I distinctly remember Robert MacNeil’s The Story of English in 1986. I was fascinated by it. I watched it as it aired, recorded it on a VCR, and watched it again. That series was a turning point in my interest in public television. I discovered that my eclectic interests in education and entertainment were met by the wide range of programming offered by PBS and KCPT. I love the serendipity of watching shows such as American Masters and Frontline, and learning about people, places, subjects and issues that are important to our world. From John Muir (the Sierra Club founder) to Jeff Bridges (the Dude), and from Money and March Madness to Facing Death, the programs are always of the highest quality, and they present, and often debate, many points of view. The locally-produced shows such as Ruckus and Kansas City Week in Review always prompt me to think and to laugh and to care about our wonderful metropolitan area.
What do you enjoy most about being involved with KCPT?
KCPT is in the center of everything that is changing in the ways that we communicate and learn. KCPT is one of the local institutions that has credibility. Along with the Kansas City Public Library, Mid-America Regional Council, and others, KCPT convenes our community to dig below the surface and to discuss, debate and determine who we are and who we want to be. I am honored to be a part of these changes and collaborations.

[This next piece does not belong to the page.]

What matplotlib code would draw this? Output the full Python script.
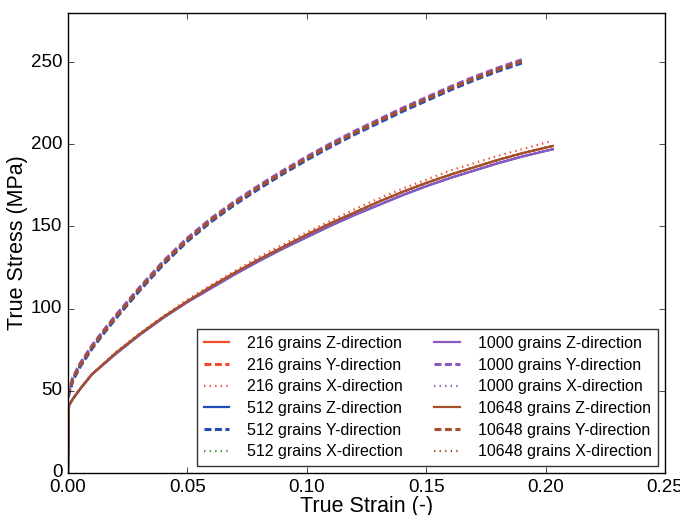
import numpy as np
import matplotlib
matplotlib.use("Agg")
import matplotlib.pyplot as plt

# strain / stress
strain_lo = [0.0, 0.0004, 0.002, 0.005, 0.01, 0.02, 0.03, 0.04, 0.05, 0.06, 0.07, 0.08,
             0.09, 0.10, 0.11, 0.12, 0.13, 0.14, 0.15, 0.16, 0.17, 0.18, 0.19, 0.20, 0.203]
stress_lo_mid = [0, 41, 45, 51, 60, 73, 84.5, 95, 104.5, 113.5, 122, 130,
                 137.5, 145, 152, 158.5, 165, 171, 176.5, 181.5, 186, 190.5, 194.5, 198, 199]
stress_lo_high = [0, 41, 45, 51, 60, 73.5, 85, 95.5, 105.5, 114.5, 123, 131.5,
                  139, 146.5, 153.5, 160.5, 167, 173, 178.5, 184, 188.5, 193, 197, 201, 202]
stress_lo_low = [0, 41, 45, 51, 60, 72.5, 84, 94.5, 104, 112.5, 121, 129,
                 136.5, 143.5, 150.5, 157, 163, 169, 174.5, 179.5, 184, 188.5, 192.5, 196, 197]

strain_up = [0.0, 0.002, 0.005, 0.01, 0.015, 0.02, 0.03, 0.04, 0.05, 0.06, 0.07, 0.08,
             0.09, 0.10, 0.11, 0.12, 0.13, 0.14, 0.15, 0.16, 0.17, 0.18, 0.19]
stress_up = [47, 57, 65.5, 76.5, 86, 95, 112, 128, 142, 154, 164.5, 174,
             183, 191.5, 199.5, 207, 214, 221, 227.5, 234, 240, 245.5, 250.5]
stress_up_low = [46, 56, 64.5, 75.5, 85, 94, 111, 127, 141, 153, 163.5, 173,
                 182, 190.5, 198.5, 206, 213, 220, 226.5, 233, 239, 244.5, 249.5]
stress_up_high = [48, 58, 66.5, 77.5, 87, 96, 113, 129, 143, 155, 165.5, 175,
                  184, 192.5, 200.5, 208, 215, 222, 228.5, 235, 241, 246.5, 251.5]

colors = {"216": "#EE4B2B", "512": "#1F4FB5", "1000": "#8B59C0", "10648": "#A5502A"}
x_color_512 = "#3A9A3A"

# (label, x, y, color, style)
series = [
    ("216 grains Z-direction", strain_lo, stress_lo_mid, colors["216"], "-"),
    ("216 grains Y-direction", strain_up, stress_up, colors["216"], "--"),
    ("216 grains X-direction", strain_lo, stress_lo_high, colors["216"], ":"),
    ("512 grains Z-direction", strain_lo, stress_lo_low, colors["512"], "-"),
    ("512 grains Y-direction", strain_up, stress_up_low, colors["512"], "--"),
    ("512 grains X-direction", strain_lo, stress_lo_mid, x_color_512, ":"),
    ("1000 grains Z-direction", strain_lo, stress_lo_low, colors["1000"], "-"),
    ("1000 grains Y-direction", strain_up, stress_up_high, colors["1000"], "--"),
    ("1000 grains X-direction", strain_lo, stress_lo_mid, colors["1000"], ":"),
    ("10648 grains Z-direction", strain_lo, stress_lo_mid, colors["10648"], "-"),
    ("10648 grains Y-direction", strain_up, stress_up, colors["10648"], "--"),
    ("10648 grains X-direction", strain_lo, stress_lo_mid, colors["10648"], ":"),
]

plt.style.use("classic")
plt.rcParams["font.family"] = ["Liberation Sans", "DejaVu Sans"]

fig = plt.figure(figsize=(6.8, 5.15), dpi=100, facecolor="white")
ax = fig.add_axes([0.1, 0.0816, 0.878, 0.8934])

for label, xs, ys, c, ls in series:
    if ls == "--":
        ax.plot(xs, ys, color=c, linestyle=ls, dashes=(5, 2.5), linewidth=2.2, label=label)
    else:
        ax.plot(xs, ys, color=c, linestyle=ls, linewidth=1.6, label=label)

ax.set_xlim(0, 0.25)
ax.set_ylim(0, 280)
ax.set_xticks([0, 0.05, 0.10, 0.15, 0.20, 0.25])
ax.set_xticklabels(["0.00", "0.05", "0.10", "0.15", "0.20", "0.25"])
ax.set_yticks([0, 50, 100, 150, 200, 250])
ax.tick_params(labelsize=13.5)
ax.set_xlabel("True Strain (-)", fontsize=15.5, labelpad=0)
ax.set_ylabel("True Stress (MPa)", fontsize=15.5, labelpad=2)

leg = ax.legend(loc="lower right", ncol=2, fontsize=11.5, frameon=True, fancybox=False,
                labelspacing=0.42, handlelength=1.6, handletextpad=1.1,
                columnspacing=2.0, borderaxespad=0.45, numpoints=1)
leg.get_frame().set_edgecolor("#333333")

fig.savefig("out.png", dpi=100, facecolor="white")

I really like the ways in which KCPT brings national programming to life locally. The annual KCPT Antique Appraisal Fair captures the same excitement and storytelling that we see on the PBS Antiques Roadshow. KCPT brings the researched-based Ready to Learn and Raising Readers programs from PBS KIDS into local schools and libraries to address literacy, one of the basic skills upon which we build education and democracy.
Why should people support KCPT?
As the current News Corporation scandal is unfolding, we have been reminded of the globalization, commercialization and/or politicizing of many media sources. While it is incredible that we have so many sources providing so much information, it is also exhausting to sort through all of it to find reliable sources and information. At the same time, the “new media” have limited financial budgets for news and programs that are focused on Kansas City metro. I believe that KCPT is addressing the increasing need for credibility in media, high quality services, and local production. I want KCPT to grow. KCPT deserves your and my support.